(What you have to do) In the entries below, print exactly the lines from the first through the one with "import * as", both included, and none of the pictures.

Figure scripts
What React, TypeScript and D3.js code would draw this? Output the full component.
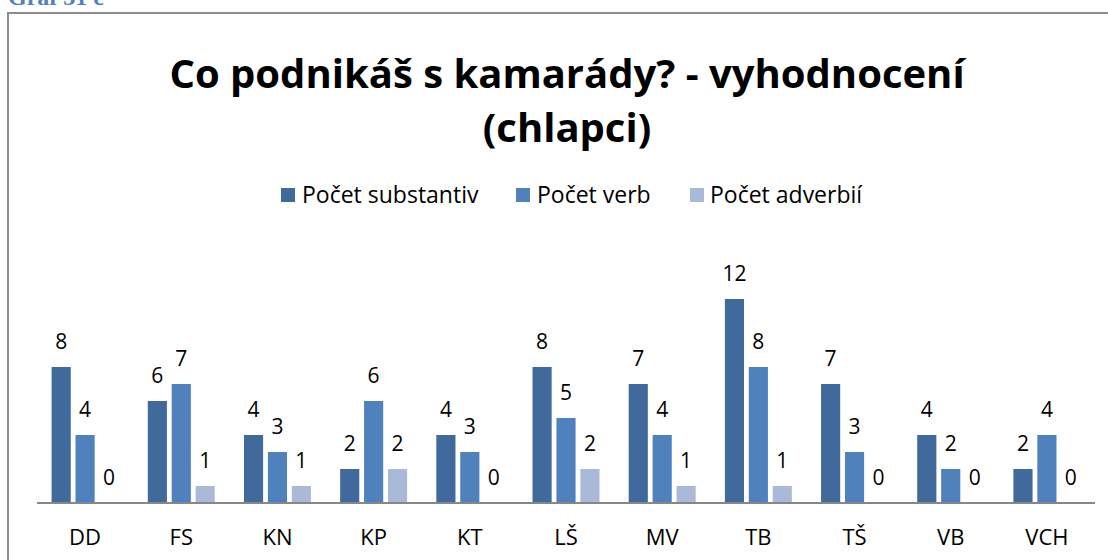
import React from "react";
import * as d3 from "d3";

const categories = ["DD", "FS", "KN", "KP", "KT", "LŠ", "MV", "TB", "TŠ", "VB", "VCH"];
const seriesNames = ["Počet substantiv", "Počet verb", "Počet adverbií"];
const substantiv = [8, 6, 4, 2, 4, 8, 7, 12, 7, 4, 2];
const verb = [4, 7, 3, 6, 3, 5, 4, 8, 3, 2, 4];
const adverbii = [0, 1, 1, 2, 0, 2, 1, 1, 0, 0, 0];
const seriesValues = [substantiv, verb, adverbii];
const colors = ["#40699C", "#4F81BD", "#A9BAD9"];

const W = 1108;
const H = 560;
const FONT = "'Open Sans', Lato, sans-serif";

export default function App() {
  const x0 = d3.scaleBand<string>().domain(categories).range([37, 1095]).padding(0);
  const step = x0.bandwidth();
  const x1 = d3
    .scaleBand<string>()
    .domain(seriesNames)
    .range([14.6, step - 14.6])
    .paddingInner(0.2)
    .paddingOuter(0);
  const y = d3.scaleLinear().domain([0, 14]).range([503, 265]);

  const legendItems = [
    { sx: 281, tx: 302 },
    { sx: 516, tx: 537 },
    { sx: 690, tx: 710 },
  ];

  return (
    <svg
      width={W}
      height={H}
      style={{ position: "absolute", left: 0, top: 0, background: "#fff" }}
    >
      <rect x={0} y={0} width={W} height={H} fill="#fff" />
      <text
        x={8}
        y={5}
        fontFamily="'Liberation Serif', 'Times New Roman', serif"
        fontWeight="bold"
        fontSize={24}
        fill="#4F81BD"
      >
        Graf 31 c
      </text>
      <rect x={8} y={13} width={W + 20} height={H + 20} fill="none" stroke="#8C8C8C" strokeWidth={2} />

      <text x={567} y={88} textAnchor="middle" fontFamily={FONT} fontWeight="bold" fontSize={40} fill="#000">
        Co podnikáš s kamarády? - vyhodnocení
      </text>
      <text x={567} y={142} textAnchor="middle" fontFamily={FONT} fontWeight="bold" fontSize={40} fill="#000">
        (chlapci)
      </text>

      {seriesNames.map((s, i) => (
        <g key={s}>
          <rect x={legendItems[i].sx} y={188} width={14} height={14} fill={colors[i]} />
          <text x={legendItems[i].tx} y={203} fontFamily={FONT} fontSize={23} fill="#000">
            {s}
          </text>
        </g>
      ))}

      {categories.map((c, ci) => (
        <g key={c} transform={`translate(${x0(c)},0)`}>
          {seriesNames.map((s, si) => {
            const v = seriesValues[si][ci];
            const bx = x1(s)!;
            const bw = x1.bandwidth();
            return (
              <g key={s}>
                {v > 0 && (
                  <rect x={bx} y={y(v)} width={bw} height={y(0) - y(v)} fill={colors[si]} />
                )}
                <text
                  x={bx + bw / 2}
                  y={y(v) - 18}
                  textAnchor="middle"
                  fontFamily={FONT}
                  fontSize={21}
                  fill="#000"
                >
                  {v}
                </text>
              </g>
            );
          })}
          <text
            x={step / 2}
            y={545}
            textAnchor="middle"
            fontFamily={FONT}
            fontSize={22}
            fill="#000"
          >
            {c}
          </text>
        </g>
      ))}

      <line x1={37} x2={1095} y1={503} y2={503} stroke="#878787" strokeWidth={2} />
    </svg>
  );
}
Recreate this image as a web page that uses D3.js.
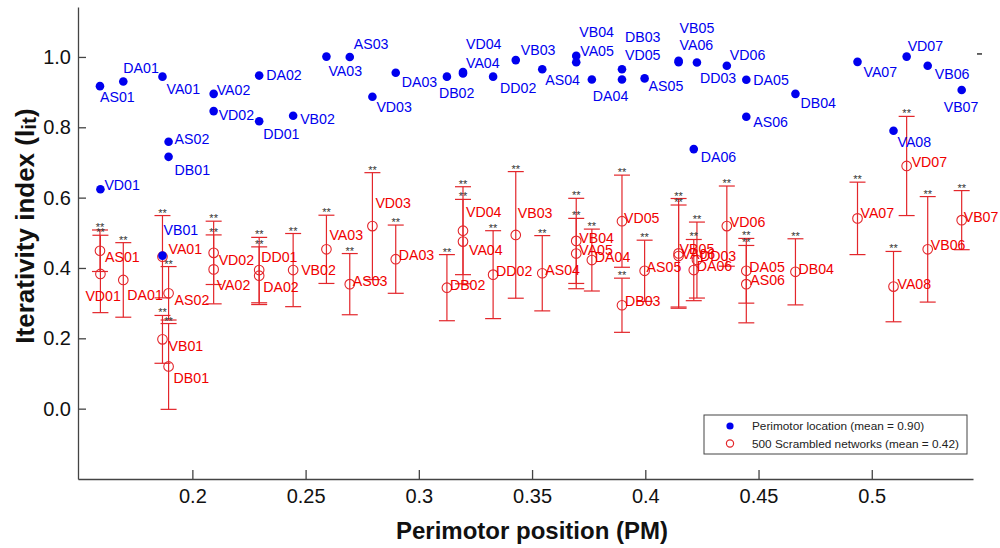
<!DOCTYPE html>
<html><head><meta charset="utf-8">
<script src="https://cdn.jsdelivr.net/npm/d3@7"></script>
<style>body{margin:0;background:#fff} text{font-family:"Liberation Sans",Arial,Helvetica,sans-serif}</style>
</head><body><svg id="chart" width="1000" height="548"></svg>
<script>
// ---------- DATA ----------
const networks = ["VD01","AS01","DA01","VA01","VB01","AS02","DB01","VA02","VD02","DA02","DD01","VB02","VA03","AS03","VD03","DA03","DB02","VD04","VA04","DD02","VB03","AS04","VB04","VA05","DA04","VD05","DB03","AS05","VB05","VA06","DD03","DA06","VD06","DA05","AS06","DB04","VA07","VA08","VD07","VB06","VB07"];
const positions = [0.1594,0.1592,0.1695,0.1868,0.1868,0.1895,0.1895,0.2094,0.2094,0.2295,0.2295,0.2445,0.2592,0.2695,0.2795,0.2898,0.3124,0.3195,0.3195,0.3328,0.3428,0.3545,0.3695,0.3695,0.3764,0.3897,0.3897,0.3997,0.4147,0.4147,0.4228,0.4214,0.4360,0.4446,0.4446,0.4663,0.4937,0.5096,0.5154,0.5247,0.5397];
const perimotorIndex = [0.624,0.917,0.930,0.944,0.435,0.759,0.716,0.895,0.846,0.947,0.817,0.833,1.001,1.000,0.887,0.955,0.944,0.957,0.953,0.944,0.991,0.965,1.003,0.985,0.936,0.965,0.936,0.939,0.989,0.985,0.984,0.738,0.975,0.935,0.830,0.895,0.986,0.790,1.001,0.975,0.906];
const scrambledMean = [0.383,0.449,0.366,0.432,0.197,0.328,0.120,0.396,0.443,0.378,0.394,0.394,0.453,0.354,0.519,0.425,0.344,0.506,0.475,0.381,0.494,0.385,0.477,0.441,0.4225,0.533,0.294,0.392,0.4415,0.434,0.4225,0.394,0.519,0.392,0.354,0.389,0.541,0.347,0.690,0.453,0.536];
const scrambledSD = [0.110,0.059,0.106,0.117,0.068,0.076,0.122,0.098,0.090,0.082,0.093,0.104,0.097,0.087,0.152,0.097,0.094,0.125,0.120,0.125,0.180,0.107,0.121,0.100,0.088,0.131,0.077,0.087,0.156,0.145,0.108,0.087,0.114,0.092,0.110,0.094,0.103,0.100,0.141,0.150,0.084];
const significance = "**";
const xTickValues = [0.2,0.25,0.3,0.35,0.4,0.45,0.5];
const xTickLabels = ["0.2","0.25","0.3","0.35","0.4","0.45","0.5"];
const yTickValues = [0,0.2,0.4,0.6,0.8,1.0];
const yTickLabels = ["0.0","0.2","0.4","0.6","0.8","1.0"];
const legendLabels = ["Perimotor location (mean = 0.90)","500 Scrambled networks (mean = 0.42)"];
const xTitle = "Perimotor position (PM)";

// ---------- LAYOUT (label offsets in px, not data) ----------
const blueLabelOffset = {AS01:[0,16],DA01:[0,-9],VA01:[4,17],VA02:[3,1],VD02:[5,9],DA02:[7,4],DD01:[4,18],VB02:[7,8],VA03:[2,19],AS03:[4,-8],VD03:[4,15],DA03:[6,14],DB02:[-8,21],VA04:[3,-5],VD04:[3,-23],DD02:[7,16],VB03:[5,-5],AS04:[3,16],VB04:[3,-19],VA05:[4,-6],DA04:[1,22],VD05:[3,-9],DB03:[3,-37],AS05:[4,13],VB05:[1,-28],VA06:[1,-12],DD03:[3,20],DA06:[7,13],VD06:[3,-6],DA05:[7,5],AS06:[7,10],DB04:[5,14],VA07:[6,15],VA08:[4,16],VD07:[1,-6],VB06:[7,13],VB07:[-18,22],AS02:[6,2],DB01:[6,18],VD01:[4,1],VB01:[1,-21]};
const redLabelOffset = {AS01:[5,11],VD01:[-15,27],DA01:[4,20],VA01:[6,-3],AS02:[6,12],VB01:[6,12],DB01:[5,17],VD02:[5,12],VA02:[3,21],DD01:[2,-8],DA02:[4,16],VB02:[8,5],VA03:[3,-9],AS03:[3,2],VD03:[3,-18],DA03:[3,1],DB02:[3,2],VD04:[3,-14],VA04:[6,13],DD02:[3,1],VB03:[2,-17],AS04:[3,2],VB04:[3,2],VA05:[3,1],DA04:[3,2],VD05:[2,2],DB03:[3,1],AS05:[2,1],VB05:[1,1],VA06:[3,3],DD03:[3,1],DA06:[3,1],VD06:[3,1],DA05:[3,1],AS06:[4,1],DB04:[3,2],VA07:[3,0],VD07:[5,1],VA08:[4,2],VB06:[3,1],VB07:[2,2]};

const BLUE = "#0000ee", RED_TXT = "#f00000", RED_LINE = "#e3262b";

const rows = networks.map((n,i)=>({name:n,x:positions[i],b:perimotorIndex[i],m:scrambledMean[i],s:scrambledSD[i]}));

const svg = d3.select("#chart");
const x = d3.scaleLinear().domain([0.1495,0.5447]).range([78,973]);
const y = d3.scaleLinear().domain([-0.2,1.142]).range([479,7]);

// axes
const xAxis = d3.axisBottom(x).tickValues(xTickValues).tickFormat((d,i)=>xTickLabels[i]).tickSizeInner(-9).tickSizeOuter(0).tickPadding(10);
const gx = svg.append("g").attr("transform",`translate(0,${y.range()[0]})`).call(xAxis);
const yAxis = d3.axisLeft(y).tickValues(yTickValues).tickFormat((d,i)=>yTickLabels[i]).tickSizeInner(-8).tickSizeOuter(0).tickPadding(7);
const gy = svg.append("g").attr("transform",`translate(${x.range()[0]},0)`).call(yAxis);
[gx,gy].forEach(g=>{
  g.selectAll("path,line").attr("stroke","#444").attr("stroke-width",1.3);
  g.selectAll("text").attr("font-size",20).attr("fill","#111").attr("font-family",'"Liberation Sans",Arial,sans-serif');
});
// small stray right tick
svg.append("line").attr("x1",x.range()[1]+4).attr("x2",x.range()[1]+9).attr("y1",y(1.0)-3).attr("y2",y(1.0)-3).attr("stroke","#333").attr("stroke-width",1.5);

// titles
svg.append("text").attr("x",532).attr("y",539).attr("text-anchor","middle").attr("font-size",24).attr("font-weight","bold").attr("fill","#111").text(xTitle);
const yt = svg.append("text").attr("transform","translate(34,226) rotate(-90)").attr("text-anchor","middle").attr("font-size",26).attr("font-weight","bold").attr("fill","#111");
yt.append("tspan").text("Iterativity index (l");
yt.append("tspan").attr("font-size",21).attr("dy",2).text("it");
yt.append("tspan").attr("dy",-2).text(")");

// error bars
const cap = 8;
const eb = svg.append("g").attr("stroke",RED_LINE).attr("stroke-width",1.2).attr("fill","none");
rows.forEach(r=>{
  const lo = y(r.m - r.s), hi = y(r.m + r.s), cx = x(r.x);
  eb.append("line").attr("x1",cx).attr("x2",cx).attr("y1",lo).attr("y2",hi);
  eb.append("line").attr("x1",cx-cap).attr("x2",cx+cap).attr("y1",lo).attr("y2",lo);
  eb.append("line").attr("x1",cx-cap).attr("x2",cx+cap).attr("y1",hi).attr("y2",hi);
});
// significance stars
svg.append("g").selectAll("text").data(rows).join("text")
  .attr("x",d=>x(d.x)).attr("y",d=>y(d.m+d.s)+1).attr("text-anchor","middle")
  .attr("font-size",11).attr("fill","#333").text(significance);
// red circles
svg.append("g").selectAll("circle").data(rows).join("circle")
  .attr("cx",d=>x(d.x)).attr("cy",d=>y(d.m)).attr("r",4.8)
  .attr("fill","none").attr("stroke",RED_LINE).attr("stroke-width",1.1);
// red labels
svg.append("g").selectAll("text").data(rows).join("text")
  .attr("x",d=>x(d.x)+(redLabelOffset[d.name]||[3,2])[0])
  .attr("y",d=>y(d.m)+(redLabelOffset[d.name]||[3,2])[1])
  .attr("font-size",14.2).attr("fill",RED_TXT).text(d=>d.name);
// blue dots
svg.append("g").selectAll("circle").data(rows).join("circle")
  .attr("cx",d=>x(d.x)).attr("cy",d=>y(d.b)).attr("r",4.3).attr("fill",BLUE);
svg.append("g").selectAll("text").data(rows).join("text")
  .attr("x",d=>x(d.x)+(blueLabelOffset[d.name]||[3,2])[0])
  .attr("y",d=>y(d.b)+(blueLabelOffset[d.name]||[3,2])[1])
  .attr("font-size",14.2).attr("fill",BLUE).text(d=>d.name);

// legend
const lg = svg.append("g").attr("transform","translate(704,415)");
lg.append("rect").attr("width",263).attr("height",39).attr("fill","#fff").attr("stroke","#444").attr("stroke-width",1);
lg.append("circle").attr("cx",26).attr("cy",11).attr("r",3.6).attr("fill",BLUE);
lg.append("circle").attr("cx",26).attr("cy",28.5).attr("r",3.6).attr("fill","none").attr("stroke",RED_LINE).attr("stroke-width",1.2);
lg.selectAll("text.l").data(legendLabels).join("text").attr("class","l")
  .attr("x",48).attr("y",(d,i)=>15+i*17.5).attr("font-size",11.8).attr("fill","#222").text(d=>d);
</script></body></html>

(Solution for this exercise)
What React, TypeScript and D3.js code would draw this? Output the full component.
import React from "react";
import * as d3 from "d3";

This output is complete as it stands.